Tell-All
- First edition cover
- Author: Chuck Palahniuk
- Illustrator: Eric Danner
- Cover artist: Rodrigo Corral
- Language: English
- Publisher: Doubleday
- Publication date: May 4, 2010
- Publication place: United States
- Media type: Print (Hardcover)
- Pages: 179
- ISBN: 978-0-385-52635-7
- LC Class: PS3566.A4554 T45

= Tell-All =

2010 novel by Chuck Palahniuk

Tell-All is a novel by Chuck Palahniuk, released on May 4, 2010. It is his 11th novel. A preview video, with the tagline: "Boy Meets Girl. Boy Gets Girl. Boy Kills Girl?" was released to entice fans prior to the novel's release.

==Plot summary==
The novel, an homage to the Golden Age of Hollywood, is narrated by Hazel "Hazie" Coogan, a lifelong employee and caretaker of aging actress Katherine "Miss Kathie" Kenton.

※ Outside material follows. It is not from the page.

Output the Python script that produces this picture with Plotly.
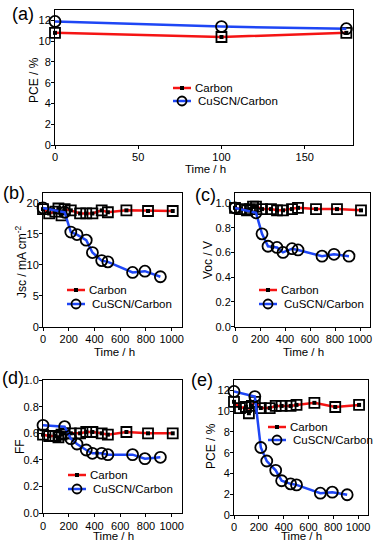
import plotly.graph_objects as go

# ── Data ──────────────────────────────────────────────────────────────────────
# (a) short-term PCE
a_time = [0, 100, 175]
a_pce_carbon = [10.8, 10.4, 10.8]
a_pce_cuscn = [11.9, 11.4, 11.2]

# (b)-(e) long-term stability
t_carbon = [0, 48, 96, 120, 144, 168, 216, 288, 336, 384, 456, 504, 648, 816, 1008]
t_cuscn = [0, 168, 216, 264, 336, 384, 456, 504, 696, 792, 912]

jsc_carbon = [19.0, 18.3, 18.6, 19.1, 18.0, 19.0, 18.8, 18.3, 18.3, 18.3, 18.8, 18.5, 18.8, 18.7, 18.7]
jsc_cuscn = [19.2, 18.5, 15.3, 14.9, 14.0, 12.0, 10.7, 10.5, 8.8, 9.0, 8.1]

voc_carbon = [0.96, 0.95, 0.94, 0.95, 0.97, 0.97, 0.95, 0.95, 0.94, 0.94, 0.95, 0.96, 0.95, 0.95, 0.94]
voc_cuscn = [0.96, 0.92, 0.75, 0.65, 0.64, 0.60, 0.63, 0.62, 0.57, 0.585, 0.57]

ff_carbon = [0.59, 0.58, 0.58, 0.57, 0.59, 0.60, 0.60, 0.60, 0.61, 0.61, 0.60, 0.59, 0.61, 0.60, 0.60]
ff_cuscn = [0.66, 0.65, 0.56, 0.52, 0.475, 0.45, 0.45, 0.44, 0.44, 0.41, 0.42]

pce_carbon = [10.9, 10.3, 10.4, 9.8, 10.5, 10.9, 10.3, 10.3, 10.5, 10.5, 10.5, 10.6, 10.8, 10.4, 10.6]
pce_cuscn = [11.9, 11.4, 6.5, 5.2, 4.3, 3.3, 3.0, 2.9, 2.1, 2.2, 1.95]

series_names = ["Carbon", "CuSCN/Carbon"]
y_titles = ["PCE / %", "Jsc / mA cm<sup>-2</sup>", "Voc / V", "FF", "PCE / %"]

# ── Style ─────────────────────────────────────────────────────────────────────
RED = "#F51414"
BLUE = "#1E46F5"
BLACK = "#000000"
FONT = "Liberation Sans, Arial, sans-serif"
W, H = 374, 542


def px_x(a, b):
    return [a / W, b / W]


def px_y(top, bottom):
    return [1 - bottom / H, 1 - top / H]


def P(xp, yp):
    return xp / W, 1 - yp / H


fig = go.Figure()

panels = [
    ("", a_time, a_pce_carbon, a_time, a_pce_cuscn),
    ("2", t_carbon, jsc_carbon, t_cuscn, jsc_cuscn),
    ("3", t_carbon, voc_carbon, t_cuscn, voc_cuscn),
    ("4", t_carbon, ff_carbon, t_cuscn, ff_cuscn),
    ("5", t_carbon, pce_carbon, t_cuscn, pce_cuscn),
]

for ax, xc, yc, xs, ys in panels:
    xa, ya = "x" + ax, "y" + ax
    # Carbon: red line with small filled squares, plus open square overlay
    fig.add_trace(go.Scatter(
        x=xc, y=yc, mode="lines+markers", name=series_names[0],
        line=dict(color=RED, width=2.5),
        marker=dict(symbol="square", size=4, color=BLACK),
        xaxis=xa, yaxis=ya, showlegend=False, cliponaxis=False,
    ))
    fig.add_trace(go.Scatter(
        x=xc, y=yc, mode="markers", showlegend=False,
        marker=dict(symbol="square-open", size=10, color=BLACK,
                    line=dict(width=1.8, color=BLACK)),
        xaxis=xa, yaxis=ya, cliponaxis=False,
    ))
    fig.add_trace(go.Scatter(
        x=xs, y=ys, mode="lines+markers", name=series_names[1],
        line=dict(color=BLUE, width=2.5),
        marker=dict(symbol="circle-open", size=11, color=BLACK,
                    line=dict(width=1.8, color=BLACK)),
        xaxis=xa, yaxis=ya, showlegend=False, cliponaxis=False,
    ))


def axis(domain, rng, dtick, anchor, fmt=None, standoff=-2):
    d = dict(domain=domain, range=rng, dtick=dtick, anchor=anchor,
             showline=True, linecolor=BLACK, linewidth=1, mirror=True,
             ticks="outside", ticklen=3, tickcolor=BLACK,
             showgrid=False, zeroline=False, automargin=False,
             ticklabelstandoff=standoff, tickfont=dict(size=11))
    if fmt:
        d["tickformat"] = fmt
    return d


fig.update_layout(
    width=W, height=H,
    margin=dict(l=0, r=0, t=0, b=0),
    paper_bgcolor="white", plot_bgcolor="white",
    font=dict(family=FONT, color=BLACK, size=11),
    showlegend=False,
    xaxis=axis(px_x(55, 353), [0, 179], 50, "y", standoff=-1),
    yaxis=axis(px_y(10, 145), [0, 13], 2, "x"),
    xaxis2=axis(px_x(43, 182), [0, 1080], 200, "y2", standoff=-1),
    yaxis2=axis(px_y(193, 327), [0, 21.6], 5, "x2"),
    xaxis3=axis(px_x(235, 370), [0, 1080], 200, "y3", standoff=-1),
    yaxis3=axis(px_y(193, 326.7), [0, 1.08], 0.2, "x3", ".1f"),
    xaxis4=axis(px_x(43, 182), [0, 1080], 200, "y4", standoff=-1),
    yaxis4=axis(px_y(380, 513.3), [0, 1.0], 0.2, "x4", ".1f"),
    xaxis5=axis(px_x(234, 368), [0, 1080], 200, "y5", standoff=-1),
    yaxis5=axis(px_y(380, 515), [0, 13], 2, "x5"),
)

# ── Axis titles placed like the original ─────────────────────────────────────
x_title_spots = [(205, 169), (114, 352), (303, 352), (113, 535.5), (301, 535.5)]
y_title_spots = [(34, 80), (21, 262), (208, 260), (20, 447), (211, 446)]
for (xx, xy), (yx, yy), yt in zip(x_title_spots, y_title_spots, y_titles):
    tx, ty = P(xx, xy)
    fig.add_annotation(text="Time / h", x=tx, y=ty, xref="paper", yref="paper",
                       xanchor="center", yanchor="middle", showarrow=False,
                       font=dict(size=11.5, color=BLACK))
    tx, ty = P(yx, yy)
    fig.add_annotation(text=yt, x=tx, y=ty, xref="paper", yref="paper",
                       xanchor="center", yanchor="middle", showarrow=False,
                       textangle=-90, font=dict(size=12, color=BLACK))

# ── Hand-drawn legends (tight row spacing like the original) ─────────────────
legend_spots = [(173, 88, 13), (67, 290, 14), (259, 290, 14), (68, 475, 14), (268, 427, 13)]

for lx, ly, gap in legend_spots:
    for i, (name, col) in enumerate(zip(series_names, [RED, BLUE])):
        yy = ly + i * gap
        x0, y0 = P(lx, yy)
        x1, _ = P(lx + 18, yy)
        fig.add_shape(type="line", xref="paper", yref="paper",
                      x0=x0, x1=x1, y0=y0, y1=y0, line=dict(color=col, width=2.5))
        cx = lx + 9
        if i == 0:
            a, b = P(cx - 2, yy - 2)
            c, d = P(cx + 2, yy + 2)
            fig.add_shape(type="rect", xref="paper", yref="paper",
                          x0=a, x1=c, y0=d, y1=b, fillcolor=BLACK,
                          line=dict(width=0))
        else:
            a, b = P(cx - 4.5, yy - 4.5)
            c, d = P(cx + 4.5, yy + 4.5)
            fig.add_shape(type="circle", xref="paper", yref="paper",
                          x0=a, x1=c, y0=d, y1=b,
                          line=dict(color=BLACK, width=1.8))
        tx, ty = P(lx + (20 if i == 0 else 23), yy)
        fig.add_annotation(text=name, x=tx, y=ty, xref="paper", yref="paper",
                           xanchor="left", yanchor="middle", showarrow=False,
                           font=dict(size=11.5, color=BLACK))

labels = [("(a)", 10, 2), ("(b)", 1, 181), ("(c)", 193, 183),
          ("(d)", 0, 366), ("(e)", 189, 368)]
for text, x, y in labels:
    fig.add_annotation(text=text, x=x / W, y=1 - y / H, xref="paper", yref="paper",
                       xanchor="left", yanchor="top", showarrow=False,
                       font=dict(size=18, color=BLACK))

# the page body has a default 8px margin; drop it so the figure fills the window
fig.write_html("out.html", config={"displayModeBar": False},
               post_script="document.body.style.margin='0';")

When a suitor named Webster Carlton Westward III manages to weasel his way into Miss Kathie's heart (and bed), Hazie appears suspicious. Upon apparently discovering that Westward has already written a celebrity tell-all memoir foretelling Miss Kathie's death in a forthcoming Lillian Hellman–penned musical extravaganza, Hazie warns Kathie that Westward's intentions may be less than honorable, and may even be deadly.